Stock investment is like playing chess – you have to play defence and offence at the same time, all the time. DB finance expert Boon Tiong Tan has some advice for wannabe day traders
While the stock market is hot, it is naturally easier to make money. It was so easy in the late 1990s that many amateur traders quit their jobs to become full-time day traders. But before you make that leap, know that even the brightest minds can lose their shirts. Faced with huge losses after participating in the South Sea Bubble (1720), Sir Isaac Newton said: “I can calculate the motion of heavenly bodies, but not the madness of people.” Here are some tips to help you avoid making the same (financial) mistakes he did.
Investing isn’t a onesize-fits-all proposition. Each person must find their own approach. If you’re always looking for a bargain, value investing will probably suit you best. If you’re always on the move, momentum trading might be your cup of tea. Are you most comfortable with fundamental or technical analysis or a combination of both? After a bit of trial and error, you’ll discover what works for you and which investment approach suits your personality.

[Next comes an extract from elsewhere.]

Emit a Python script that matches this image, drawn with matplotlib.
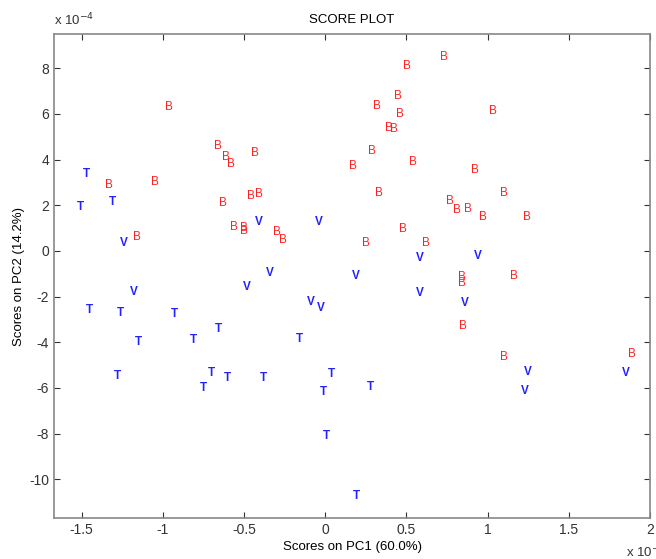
import numpy as np
import matplotlib.pyplot as plt

plt.rcParams['font.family'] = ['Liberation Sans', 'DejaVu Sans']
plt.rcParams['axes.unicode_minus'] = False

# scores, PC1 in units of 1e-3, PC2 in units of 1e-4
b_x = [-0.96, -1.33, -1.05, -1.16, -0.66, -0.61, -0.58, -0.43, -0.63, -0.46, -0.41,
       -0.56, -0.50, -0.50, -0.30, -0.26, 0.50, 0.73, 0.45, 0.32, 0.46, 0.39, 0.42,
       1.03, 0.29, 0.17, 0.54, 0.92, 0.33, 1.10, 0.77, 0.81, 0.88, 0.97, 1.24, 0.48,
       0.25, 0.62, 0.84, 0.84, 1.16, 0.85, 1.10, 1.89]
b_y = [6.3, 2.9, 3.0, 0.6, 4.6, 4.1, 3.8, 4.3, 2.1, 2.4, 2.5,
       1.05, 1.0, 0.87, 0.83, 0.48, 8.1, 8.5, 6.8, 6.35, 6.0, 5.4, 5.35,
       6.15, 4.4, 3.7, 3.9, 3.55, 2.55, 2.55, 2.2, 1.8, 1.85, 1.5, 1.5, 0.96,
       0.35, 0.35, -1.15, -1.4, -1.1, -3.3, -4.65, -4.5]
t_x = [-1.47, -1.51, -1.31, -1.45, -1.26, -1.15, -1.28, -0.93, -0.81, -0.66,
       -0.75, -0.70, -0.60, -0.38, -0.16, -0.01, 0.006, 0.04, 0.28, 0.19]
t_y = [3.37, 1.93, 2.14, -2.6, -2.7, -4.0, -5.5, -2.75, -3.9, -3.4,
       -6.0, -5.35, -5.55, -5.55, -3.85, -6.2, -8.1, -5.4, -5.95, -10.75]
v_x = [-1.24, -0.41, -0.04, -1.18, -0.48, -0.34, -0.09, -0.03, 0.58, 0.94,
       0.19, 0.58, 0.86, 1.25, 1.23, 1.85]
v_y = [0.35, 1.25, 1.27, -1.8, -1.6, -0.97, -2.25, -2.5, -0.3, -0.2,
       -1.1, -1.85, -2.3, -5.3, -6.15, -5.35]

fig = plt.figure(figsize=(6.56, 5.59), dpi=100)
ax = fig.add_axes([0.0823, 0.0733, 0.9087, 0.8657])

groups = [(b_x, b_y, 'B', '#ff2222', 'normal'),
          (t_x, t_y, 'T', '#2222ff', 'bold'),
          (v_x, v_y, 'V', '#2222ff', 'bold')]
for xs, ys, lab, col, wt in groups:
    for x, y in zip(xs, ys):
        ax.text(x, y, lab, color=col, fontsize=8.5, fontweight=wt, ha='center', va='center')

ax.set_xlim(-1.67, 2.0)
ax.set_ylim(-11.7, 9.5)
ax.set_xticks(np.arange(-1.5, 2.01, 0.5))
ax.set_xticklabels(['-1.5', '-1', '-0.5', '0', '0.5', '1', '1.5', '2'])
ax.set_yticks(np.arange(-10, 9, 2))
ax.tick_params(direction='in', top=True, right=True, labelsize=10, colors='#333333', length=4)
for s in ax.spines.values():
    s.set_color('#888888')
    s.set_linewidth(1.2)

ax.set_title('SCORE PLOT', fontsize=9.5, pad=8)
ax.set_xlabel('Scores on PC1 (60.0%)', fontsize=9.5, labelpad=3)
ax.set_ylabel('Scores on PC2 (14.2%)', fontsize=9.5, labelpad=3)
fig.text(0.082, 0.955, 'x 10$^{-4}$', fontsize=9.5, color='#333333')
fig.text(0.955, 0.003, 'x 10$^{-3}$', fontsize=9.5, color='#333333')

plt.savefig('out.png')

The best – and only – way to learn about investing is to give it a try: ‘Just do it.’ If you want to find out how you’ll react when facing bull and bear markets, there’s nothing like committing your own money. In early September, the seemingly endless rally in US technology stocks abruptly came to an end. The high-flying Tesla and Zoom dropped a third in a week. Rollercoaster rides likes these are not for the faint-hearted. Think you’ve got nerves of steel? There’s only one way to find out.
Be honest with yourself
Psychology, temperament and character – more than intelligence – are critical factors in determining success in the stock market. You need to temper your hope to break even when your stocks are losing and your greed when they are winning. You need to fight the fear of missing out or you’ll soon regret buying high. The ability to control
your emotions is key.
Benjamin Franklin didn’t say honesty was about having the best morals – he said it was the best policy. This is good advice for investors. Being honest with yourself is crucial if you’re to succeed. It’s the starting point and foundation for good investment decisions. You need to take full responsibility for your results. You should never claim that the market is crazy and blame the world for your losses. If you aren’t honest with yourself, you’ll never learn from your mistakes; if you never learn from your mistakes, you won’t
improve as an investor; if you don’t improve as an investor, you’ll never be a profitable one.
To make sure you’re honest with yourself, make a point of recording all your trades and keep a journal on your investment thoughts. A journal might sound trivial or even childish, but many top investors recommend it. There’s much to learn from past trades. If a trade was good, remember it and try to do the same again; if it was bad, learn from your mistakes and try not to do it again. Our memories can trick us into feeling good about ourselves – we forget our follies and remember only our victories. Trade records and journals help you remain honest with yourself.
Do your homework
Another tip? Spend some time learning about financial history; familiarise yourself with events that rocked the markets like Black Monday (1987), the Japanese asset-price bubble (1989) and the dot-com bubble (2000). Knowing what has happened in the past expands your experience, and shows you that every party must one day come to an end.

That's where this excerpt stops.